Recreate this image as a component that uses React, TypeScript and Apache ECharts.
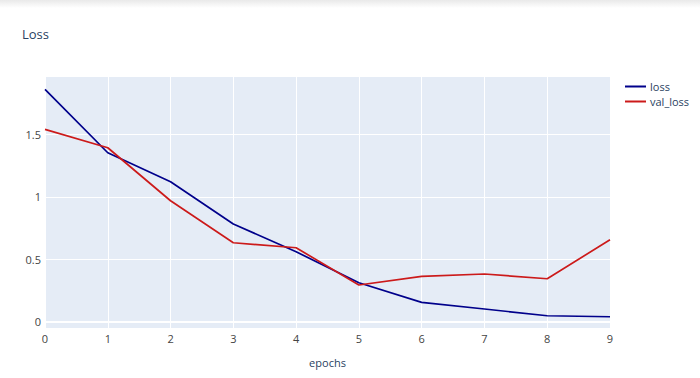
import React, { useEffect, useRef } from "react";
import * as echarts from "echarts";

const epochs = [0, 1, 2, 3, 4, 5, 6, 7, 8, 9];
const lossValues = [1.859, 1.352, 1.12, 0.782, 0.56, 0.312, 0.155, 0.102, 0.048, 0.04];
const valLossValues = [1.539, 1.392, 0.968, 0.632, 0.592, 0.294, 0.363, 0.382, 0.344, 0.656];
const yTicks = [0, 0.5, 1, 1.5];
const xTicks = [0, 1, 2, 3, 4, 5, 6, 7, 8, 9];

const FONT = "'Open Sans', 'DejaVu Sans', sans-serif";
const TEXT = "#2a3f5f";

export default function App() {
  const ref = useRef<HTMLDivElement>(null);
  useEffect(() => {
    if (!ref.current) return;
    const chart = echarts.init(ref.current, null, { renderer: "svg" });
    chart.setOption({
      animation: false,
      backgroundColor: "#ffffff",
      textStyle: { fontFamily: FONT },
      graphic: [
        {
          type: "rect",
          shape: { x: 0, y: 0, width: 700, height: 8 },
          style: {
            fill: new echarts.graphic.LinearGradient(0, 0, 0, 1, [
              { offset: 0, color: "#e9e9e9" },
              { offset: 1, color: "#ffffff" },
            ]),
          },
          silent: true,
        },
      ],
      title: {
        text: "Loss",
        left: 17,
        top: 22,
        textStyle: { fontFamily: FONT, fontSize: 13, fontWeight: "normal", color: TEXT },
      },
      legend: {
        orient: "vertical",
        left: 620,
        top: 76,
        icon: "rect",
        itemWidth: 21,
        itemHeight: 2,
        itemGap: 4,
        textStyle: { fontFamily: FONT, fontSize: 11, color: TEXT, padding: [0, 0, 0, -1] },
        data: ["loss", "val_loss"],
      },
      grid: { left: 45, right: 90, top: 77, bottom: 50, containLabel: false },
      xAxis: {
        type: "value",
        min: 0,
        max: 9,
        interval: 1,
        name: "epochs",
        nameLocation: "middle",
        nameGap: 29,
        nameTextStyle: { fontFamily: FONT, fontSize: 11, color: TEXT },
        axisLine: { show: false },
        axisTick: { show: false },
        axisLabel: {
          fontFamily: FONT,
          fontSize: 11,
          color: "#444",
          margin: 5,
          customValues: xTicks,
        },
        splitLine: { show: true, lineStyle: { color: "#ffffff", width: 1 } },
      },
      yAxis: {
        type: "value",
        min: -0.05,
        max: 1.958,
        axisLine: { show: false },
        axisTick: { show: false, customValues: yTicks },
        axisLabel: {
          fontFamily: FONT,
          fontSize: 11,
          color: "#444",
          margin: 4,
          customValues: yTicks,
        },
        splitLine: { show: true, lineStyle: { color: "#ffffff", width: 1 } },
      },
      series: [
        {
          name: "loss",
          type: "line",
          data: epochs.map((e, i) => [e, lossValues[i]]),
          showSymbol: false,
          symbol: "none",
          lineStyle: { color: "#00008b", width: 1.7 },
          itemStyle: { color: "#00008b" },
          markArea: {
            silent: true,
            z: -1,
            itemStyle: { color: "#e5ecf6" },
            data: [[{ xAxis: 0, yAxis: -0.05 }, { xAxis: 9, yAxis: 1.958 }]],
          },
          markLine: {
            silent: true,
            symbol: "none",
            label: { show: false },
            lineStyle: { color: "#ffffff", width: 2, type: "solid" },
            data: [{ yAxis: 0 }],
          },
          z: 3,
        },
        {
          name: "val_loss",
          type: "line",
          data: epochs.map((e, i) => [e, valLossValues[i]]),
          showSymbol: false,
          symbol: "none",
          lineStyle: { color: "#cc1a1a", width: 1.7 },
          itemStyle: { color: "#cc1a1a" },
          z: 3,
        },
      ],
    });
    return () => chart.dispose();
  }, []);
  return (
    <div
      ref={ref}
      style={{ position: "fixed", left: 0, top: 0, width: 700, height: 378 }}
    />
  );
}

═══

* WRITTEN EXERCISE
From the material above, copy each line that includes the word "React".

* IN RESPONSE
Recreate this image as a component that uses React, TypeScript and Apache ECharts.
import React, { useEffect, useRef } from "react";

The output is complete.